Written problem -
Pick out the lines in the listing below that contain the word "this" and copy them.

Listing -
================================

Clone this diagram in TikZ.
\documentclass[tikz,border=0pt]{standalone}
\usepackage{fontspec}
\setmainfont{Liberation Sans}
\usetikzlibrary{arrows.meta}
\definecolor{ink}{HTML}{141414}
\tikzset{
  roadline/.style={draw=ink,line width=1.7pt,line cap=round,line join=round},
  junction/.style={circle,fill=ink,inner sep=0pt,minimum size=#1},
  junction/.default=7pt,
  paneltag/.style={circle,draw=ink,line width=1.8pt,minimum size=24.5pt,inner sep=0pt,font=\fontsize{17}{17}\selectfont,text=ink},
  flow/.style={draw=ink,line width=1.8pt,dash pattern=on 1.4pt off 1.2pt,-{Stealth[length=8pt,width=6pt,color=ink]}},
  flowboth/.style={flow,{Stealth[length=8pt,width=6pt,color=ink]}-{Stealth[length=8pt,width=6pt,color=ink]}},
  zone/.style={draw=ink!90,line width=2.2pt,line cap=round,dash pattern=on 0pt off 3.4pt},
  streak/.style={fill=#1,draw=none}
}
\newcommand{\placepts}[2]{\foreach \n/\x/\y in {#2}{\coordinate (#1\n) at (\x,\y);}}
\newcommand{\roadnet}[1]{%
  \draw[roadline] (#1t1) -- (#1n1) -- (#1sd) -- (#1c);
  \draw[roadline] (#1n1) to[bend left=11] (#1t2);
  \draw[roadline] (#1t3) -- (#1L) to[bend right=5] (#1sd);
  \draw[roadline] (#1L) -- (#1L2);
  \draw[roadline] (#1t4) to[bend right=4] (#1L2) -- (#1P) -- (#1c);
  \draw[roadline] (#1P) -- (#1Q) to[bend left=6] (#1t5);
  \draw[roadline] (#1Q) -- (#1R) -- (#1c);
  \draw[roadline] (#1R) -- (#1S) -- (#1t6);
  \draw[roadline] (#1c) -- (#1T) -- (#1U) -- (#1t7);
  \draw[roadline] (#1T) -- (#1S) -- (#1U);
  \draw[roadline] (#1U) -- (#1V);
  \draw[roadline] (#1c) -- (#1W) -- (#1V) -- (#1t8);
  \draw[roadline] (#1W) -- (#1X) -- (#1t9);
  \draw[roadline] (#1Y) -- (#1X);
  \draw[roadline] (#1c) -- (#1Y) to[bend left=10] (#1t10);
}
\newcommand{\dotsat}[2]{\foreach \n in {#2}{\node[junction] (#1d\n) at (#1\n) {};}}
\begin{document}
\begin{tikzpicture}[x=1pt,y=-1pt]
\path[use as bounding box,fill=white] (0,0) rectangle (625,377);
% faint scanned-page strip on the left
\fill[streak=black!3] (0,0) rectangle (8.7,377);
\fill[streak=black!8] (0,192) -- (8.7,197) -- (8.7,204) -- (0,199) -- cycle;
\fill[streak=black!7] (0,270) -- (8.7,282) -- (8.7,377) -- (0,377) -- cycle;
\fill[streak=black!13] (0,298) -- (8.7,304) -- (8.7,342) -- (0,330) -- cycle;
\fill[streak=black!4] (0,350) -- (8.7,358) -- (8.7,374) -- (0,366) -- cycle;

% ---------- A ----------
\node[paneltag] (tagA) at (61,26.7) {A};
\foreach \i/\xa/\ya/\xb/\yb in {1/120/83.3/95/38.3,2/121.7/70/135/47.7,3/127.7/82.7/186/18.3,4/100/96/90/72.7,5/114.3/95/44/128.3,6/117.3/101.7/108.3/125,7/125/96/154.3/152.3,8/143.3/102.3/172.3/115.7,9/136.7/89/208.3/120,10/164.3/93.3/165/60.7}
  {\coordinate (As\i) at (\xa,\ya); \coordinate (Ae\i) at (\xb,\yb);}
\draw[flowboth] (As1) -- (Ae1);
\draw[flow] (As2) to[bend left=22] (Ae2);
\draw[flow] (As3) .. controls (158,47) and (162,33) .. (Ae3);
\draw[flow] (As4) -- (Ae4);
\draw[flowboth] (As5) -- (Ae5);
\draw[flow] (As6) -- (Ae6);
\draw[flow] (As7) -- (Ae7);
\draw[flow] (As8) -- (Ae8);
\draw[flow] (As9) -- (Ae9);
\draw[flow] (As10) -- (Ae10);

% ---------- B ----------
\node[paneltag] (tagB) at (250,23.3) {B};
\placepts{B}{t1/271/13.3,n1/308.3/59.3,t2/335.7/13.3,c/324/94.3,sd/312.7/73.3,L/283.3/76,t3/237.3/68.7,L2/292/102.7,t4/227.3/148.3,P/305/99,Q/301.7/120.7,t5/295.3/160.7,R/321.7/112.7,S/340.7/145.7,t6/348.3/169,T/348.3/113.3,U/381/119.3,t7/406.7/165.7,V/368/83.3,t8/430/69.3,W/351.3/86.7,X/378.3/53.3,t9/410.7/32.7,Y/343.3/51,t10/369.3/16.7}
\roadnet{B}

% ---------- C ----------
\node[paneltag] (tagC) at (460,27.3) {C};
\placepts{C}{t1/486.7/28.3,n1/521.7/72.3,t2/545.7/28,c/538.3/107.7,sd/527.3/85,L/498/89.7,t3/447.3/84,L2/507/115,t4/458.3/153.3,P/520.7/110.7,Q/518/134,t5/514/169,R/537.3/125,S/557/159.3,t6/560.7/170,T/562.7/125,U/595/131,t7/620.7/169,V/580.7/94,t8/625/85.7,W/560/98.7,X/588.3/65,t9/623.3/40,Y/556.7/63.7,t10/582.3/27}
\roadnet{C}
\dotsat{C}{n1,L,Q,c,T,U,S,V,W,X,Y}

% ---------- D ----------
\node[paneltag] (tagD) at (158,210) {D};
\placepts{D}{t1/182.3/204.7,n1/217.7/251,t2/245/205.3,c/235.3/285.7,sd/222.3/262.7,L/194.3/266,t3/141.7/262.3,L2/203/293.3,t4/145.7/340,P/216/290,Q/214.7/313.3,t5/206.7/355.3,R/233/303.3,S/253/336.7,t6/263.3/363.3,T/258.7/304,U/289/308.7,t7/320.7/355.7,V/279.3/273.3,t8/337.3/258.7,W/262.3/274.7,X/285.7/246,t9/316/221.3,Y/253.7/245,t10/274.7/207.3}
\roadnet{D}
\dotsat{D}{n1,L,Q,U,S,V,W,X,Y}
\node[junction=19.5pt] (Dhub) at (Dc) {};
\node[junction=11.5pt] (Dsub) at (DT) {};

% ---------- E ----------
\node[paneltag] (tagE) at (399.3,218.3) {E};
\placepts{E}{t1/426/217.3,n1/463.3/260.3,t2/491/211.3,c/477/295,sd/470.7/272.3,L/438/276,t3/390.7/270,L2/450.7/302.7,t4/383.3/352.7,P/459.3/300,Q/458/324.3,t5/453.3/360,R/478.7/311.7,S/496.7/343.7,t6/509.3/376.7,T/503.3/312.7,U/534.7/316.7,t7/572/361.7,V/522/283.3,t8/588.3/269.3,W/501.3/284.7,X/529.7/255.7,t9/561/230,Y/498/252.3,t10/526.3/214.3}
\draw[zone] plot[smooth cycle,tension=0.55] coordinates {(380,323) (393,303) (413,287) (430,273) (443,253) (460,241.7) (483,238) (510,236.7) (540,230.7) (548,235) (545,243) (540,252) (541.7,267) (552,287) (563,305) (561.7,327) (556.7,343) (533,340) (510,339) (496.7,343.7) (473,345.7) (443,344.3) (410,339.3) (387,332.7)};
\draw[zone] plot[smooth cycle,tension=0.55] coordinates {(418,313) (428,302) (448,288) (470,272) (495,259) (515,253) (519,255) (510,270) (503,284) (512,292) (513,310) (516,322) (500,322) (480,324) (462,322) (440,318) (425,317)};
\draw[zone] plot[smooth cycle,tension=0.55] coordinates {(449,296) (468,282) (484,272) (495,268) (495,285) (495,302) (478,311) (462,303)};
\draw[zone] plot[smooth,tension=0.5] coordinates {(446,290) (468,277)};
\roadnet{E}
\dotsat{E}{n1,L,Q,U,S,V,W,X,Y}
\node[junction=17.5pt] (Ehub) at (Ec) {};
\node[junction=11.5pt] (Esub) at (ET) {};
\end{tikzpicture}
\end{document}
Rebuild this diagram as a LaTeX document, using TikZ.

================================

Correct answer -
Clone this diagram in TikZ.
Rebuild this diagram as a LaTeX document, using TikZ.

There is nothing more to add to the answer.